»»

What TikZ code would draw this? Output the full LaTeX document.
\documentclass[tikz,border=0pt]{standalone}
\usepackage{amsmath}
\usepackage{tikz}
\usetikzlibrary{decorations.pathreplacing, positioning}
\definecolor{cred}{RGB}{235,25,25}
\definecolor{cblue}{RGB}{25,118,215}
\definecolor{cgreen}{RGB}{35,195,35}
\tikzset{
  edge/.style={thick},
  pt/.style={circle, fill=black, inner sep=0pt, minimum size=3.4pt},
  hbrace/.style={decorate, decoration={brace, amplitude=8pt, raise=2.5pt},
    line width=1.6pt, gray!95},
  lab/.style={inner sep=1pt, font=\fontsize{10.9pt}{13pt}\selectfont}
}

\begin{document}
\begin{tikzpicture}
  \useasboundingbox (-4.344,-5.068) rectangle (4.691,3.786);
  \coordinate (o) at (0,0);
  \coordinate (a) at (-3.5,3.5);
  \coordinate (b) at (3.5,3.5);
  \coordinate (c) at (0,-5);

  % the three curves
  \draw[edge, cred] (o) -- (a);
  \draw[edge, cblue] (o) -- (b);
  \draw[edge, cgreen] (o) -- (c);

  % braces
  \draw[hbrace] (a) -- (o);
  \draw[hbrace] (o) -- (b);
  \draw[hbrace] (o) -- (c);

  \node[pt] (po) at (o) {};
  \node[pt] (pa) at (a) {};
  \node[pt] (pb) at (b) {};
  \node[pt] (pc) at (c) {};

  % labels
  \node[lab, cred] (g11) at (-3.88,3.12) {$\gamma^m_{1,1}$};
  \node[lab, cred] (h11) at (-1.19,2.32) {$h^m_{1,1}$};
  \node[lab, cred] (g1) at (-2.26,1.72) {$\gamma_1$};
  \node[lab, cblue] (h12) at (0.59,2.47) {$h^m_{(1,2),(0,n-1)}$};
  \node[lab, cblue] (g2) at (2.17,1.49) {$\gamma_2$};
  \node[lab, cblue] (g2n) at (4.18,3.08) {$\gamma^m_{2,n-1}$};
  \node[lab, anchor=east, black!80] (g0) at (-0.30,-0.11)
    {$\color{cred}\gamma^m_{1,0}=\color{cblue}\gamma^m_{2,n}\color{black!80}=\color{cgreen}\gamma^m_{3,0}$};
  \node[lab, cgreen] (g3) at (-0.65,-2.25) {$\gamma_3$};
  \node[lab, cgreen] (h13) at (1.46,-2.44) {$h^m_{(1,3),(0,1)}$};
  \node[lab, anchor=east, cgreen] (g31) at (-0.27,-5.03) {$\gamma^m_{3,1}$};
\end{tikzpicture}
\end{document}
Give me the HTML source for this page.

««

Task statement:
Generate an exact reproduction of all entries.

Exercise response:
What TikZ code would draw this? Output the full LaTeX document.
\documentclass[tikz,border=0pt]{standalone}
\usepackage{amsmath}
\usepackage{tikz}
\usetikzlibrary{decorations.pathreplacing, positioning}
\definecolor{cred}{RGB}{235,25,25}
\definecolor{cblue}{RGB}{25,118,215}
\definecolor{cgreen}{RGB}{35,195,35}
\tikzset{
  edge/.style={thick},
  pt/.style={circle, fill=black, inner sep=0pt, minimum size=3.4pt},
  hbrace/.style={decorate, decoration={brace, amplitude=8pt, raise=2.5pt},
    line width=1.6pt, gray!95},
  lab/.style={inner sep=1pt, font=\fontsize{10.9pt}{13pt}\selectfont}
}

\begin{document}
\begin{tikzpicture}
  \useasboundingbox (-4.344,-5.068) rectangle (4.691,3.786);
  \coordinate (o) at (0,0);
  \coordinate (a) at (-3.5,3.5);
  \coordinate (b) at (3.5,3.5);
  \coordinate (c) at (0,-5);

  % the three curves
  \draw[edge, cred] (o) -- (a);
  \draw[edge, cblue] (o) -- (b);
  \draw[edge, cgreen] (o) -- (c);

  % braces
  \draw[hbrace] (a) -- (o);
  \draw[hbrace] (o) -- (b);
  \draw[hbrace] (o) -- (c);

  \node[pt] (po) at (o) {};
  \node[pt] (pa) at (a) {};
  \node[pt] (pb) at (b) {};
  \node[pt] (pc) at (c) {};

  % labels
  \node[lab, cred] (g11) at (-3.88,3.12) {$\gamma^m_{1,1}$};
  \node[lab, cred] (h11) at (-1.19,2.32) {$h^m_{1,1}$};
  \node[lab, cred] (g1) at (-2.26,1.72) {$\gamma_1$};
  \node[lab, cblue] (h12) at (0.59,2.47) {$h^m_{(1,2),(0,n-1)}$};
  \node[lab, cblue] (g2) at (2.17,1.49) {$\gamma_2$};
  \node[lab, cblue] (g2n) at (4.18,3.08) {$\gamma^m_{2,n-1}$};
  \node[lab, anchor=east, black!80] (g0) at (-0.30,-0.11)
    {$\color{cred}\gamma^m_{1,0}=\color{cblue}\gamma^m_{2,n}\color{black!80}=\color{cgreen}\gamma^m_{3,0}$};
  \node[lab, cgreen] (g3) at (-0.65,-2.25) {$\gamma_3$};
  \node[lab, cgreen] (h13) at (1.46,-2.44) {$h^m_{(1,3),(0,1)}$};
  \node[lab, anchor=east, cgreen] (g31) at (-0.27,-5.03) {$\gamma^m_{3,1}$};
\end{tikzpicture}
\end{document}
Give me the HTML source for this page.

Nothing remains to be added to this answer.